AIM OF THE TASK
Please set down all the lines beneath this one exactly, without the pictures.
------ GIVEN INFORMATION ------
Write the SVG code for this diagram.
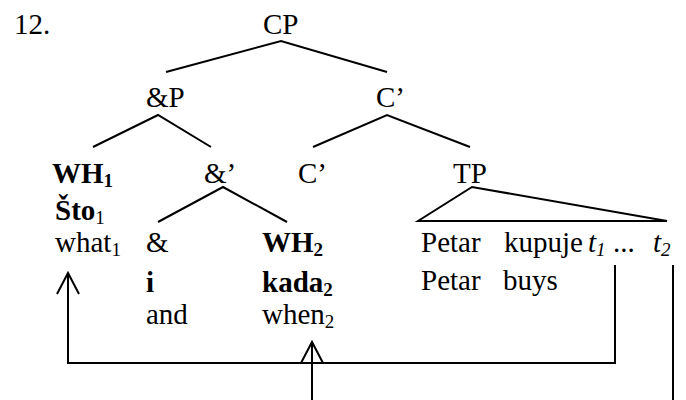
<svg xmlns="http://www.w3.org/2000/svg" width="686" height="400" viewBox="0 0 686 400">
  <style>
    .t { font-family: "Liberation Serif", "Times New Roman", serif; font-size: 29px; fill: #000; }
    .b { font-weight: bold; }
    .i { font-style: italic; }
    .sub { font-size: 19px; }
    .br { stroke: #000; stroke-width: 2; fill: none; }
    .mv { stroke: #000; stroke-width: 2; fill: none; }
  </style>
  <rect width="686" height="400" fill="#fff"/>

  <g class="t">
  <text x="14" y="34">12.</text>

  <!-- tree nodes -->
  <g id="CP"><text x="263" y="34">CP</text></g>
  <g id="andP"><text x="146" y="107">&amp;P</text></g>
  <g id="Cbar1"><text x="376" y="107">C’</text></g>
  <g id="WH1">
    <text x="52" y="183" class="b">WH<tspan class="sub" dy="4">1</tspan></text>
    <text x="55" y="220" class="b">Što<tspan class="sub" dy="4" font-weight="normal">1</tspan></text>
    <text x="55" y="252">what<tspan class="sub" dy="4">1</tspan></text>
  </g>
  <g id="andBar"><text x="204" y="183">&amp;’</text></g>
  <g id="Cbar2"><text x="298" y="183">C’</text></g>
  <g id="TP"><text x="453" y="183">TP</text></g>
  <g id="and">
    <text x="146" y="252">&amp;</text>
    <text x="146" y="292" class="b">i</text>
    <text x="146" y="324">and</text>
  </g>
  <g id="WH2">
    <text x="262" y="252" class="b">WH<tspan class="sub" dy="4">2</tspan></text>
    <text x="262" y="292" class="b">kada<tspan class="sub" dy="4">2</tspan></text>
    <text x="262" y="324">when<tspan class="sub" dy="4">2</tspan></text>
  </g>
  <g id="TPcontent">
    <text x="421" y="252">Petar</text>
    <text x="504" y="252">kupuje</text>
    <text x="588" y="252" class="i">t<tspan class="sub" dy="4">1</tspan></text>
    <text x="613" y="252">...</text>
    <text x="653" y="252" class="i">t<tspan class="sub" dy="4">2</tspan></text>
    <text x="421" y="290">Petar</text>
    <text x="503" y="290">buys</text>
  </g>
  </g>

  <!-- connectors -->
  <g id="connectors">
    <polyline class="br" points="166,72 281,41 387,72"/>
    <polyline class="br" points="93,147 158,115 211,147"/>
    <polyline class="br" points="313,147 387,115 470,147"/>
    <polyline class="br" points="158,222 223,187 287,222"/>
    <polygon class="br" points="418,221 472,187 667,221"/>

    <!-- movement of t1 to WH1 -->
    <polyline class="mv" points="615,265 615,363 68,363 68,273"/>
    <polyline class="mv" points="57,294 68,273 79,294"/>
    <!-- movement of t2 to WH2 -->
    <line class="mv" x1="673" y1="265" x2="673" y2="400"/>
    <polyline class="mv" points="312,400 312,342"/>
    <polyline class="mv" points="301,363 312,342 323,363"/>
  </g>
</svg>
------
TASK OUTPUT
Write the SVG code for this diagram.
<svg xmlns="http://www.w3.org/2000/svg" width="686" height="400" viewBox="0 0 686 400">
  <style>
    .t { font-family: "Liberation Serif", "Times New Roman", serif; font-size: 29px; fill: #000; }
    .b { font-weight: bold; }
    .i { font-style: italic; }
    .sub { font-size: 19px; }
    .br { stroke: #000; stroke-width: 2; fill: none; }
    .mv { stroke: #000; stroke-width: 2; fill: none; }
  </style>
  <rect width="686" height="400" fill="#fff"/>

  <g class="t">
  <text x="14" y="34">12.</text>

  <!-- tree nodes -->
  <g id="CP"><text x="263" y="34">CP</text></g>
  <g id="andP"><text x="146" y="107">&amp;P</text></g>
  <g id="Cbar1"><text x="376" y="107">C’</text></g>
  <g id="WH1">
    <text x="52" y="183" class="b">WH<tspan class="sub" dy="4">1</tspan></text>
    <text x="55" y="220" class="b">Što<tspan class="sub" dy="4" font-weight="normal">1</tspan></text>
    <text x="55" y="252">what<tspan class="sub" dy="4">1</tspan></text>
  </g>
  <g id="andBar"><text x="204" y="183">&amp;’</text></g>
  <g id="Cbar2"><text x="298" y="183">C’</text></g>
  <g id="TP"><text x="453" y="183">TP</text></g>
  <g id="and">
    <text x="146" y="252">&amp;</text>
    <text x="146" y="292" class="b">i</text>
    <text x="146" y="324">and</text>
  </g>
  <g id="WH2">
    <text x="262" y="252" class="b">WH<tspan class="sub" dy="4">2</tspan></text>
    <text x="262" y="292" class="b">kada<tspan class="sub" dy="4">2</tspan></text>
    <text x="262" y="324">when<tspan class="sub" dy="4">2</tspan></text>
  </g>
  <g id="TPcontent">
    <text x="421" y="252">Petar</text>
    <text x="504" y="252">kupuje</text>
    <text x="588" y="252" class="i">t<tspan class="sub" dy="4">1</tspan></text>
    <text x="613" y="252">...</text>
    <text x="653" y="252" class="i">t<tspan class="sub" dy="4">2</tspan></text>
    <text x="421" y="290">Petar</text>
    <text x="503" y="290">buys</text>
  </g>
  </g>

  <!-- connectors -->
  <g id="connectors">
    <polyline class="br" points="166,72 281,41 387,72"/>
    <polyline class="br" points="93,147 158,115 211,147"/>
    <polyline class="br" points="313,147 387,115 470,147"/>
    <polyline class="br" points="158,222 223,187 287,222"/>
    <polygon class="br" points="418,221 472,187 667,221"/>

    <!-- movement of t1 to WH1 -->
    <polyline class="mv" points="615,265 615,363 68,363 68,273"/>
    <polyline class="mv" points="57,294 68,273 79,294"/>
    <!-- movement of t2 to WH2 -->
    <line class="mv" x1="673" y1="265" x2="673" y2="400"/>
    <polyline class="mv" points="312,400 312,342"/>
    <polyline class="mv" points="301,363 312,342 323,363"/>
  </g>
</svg>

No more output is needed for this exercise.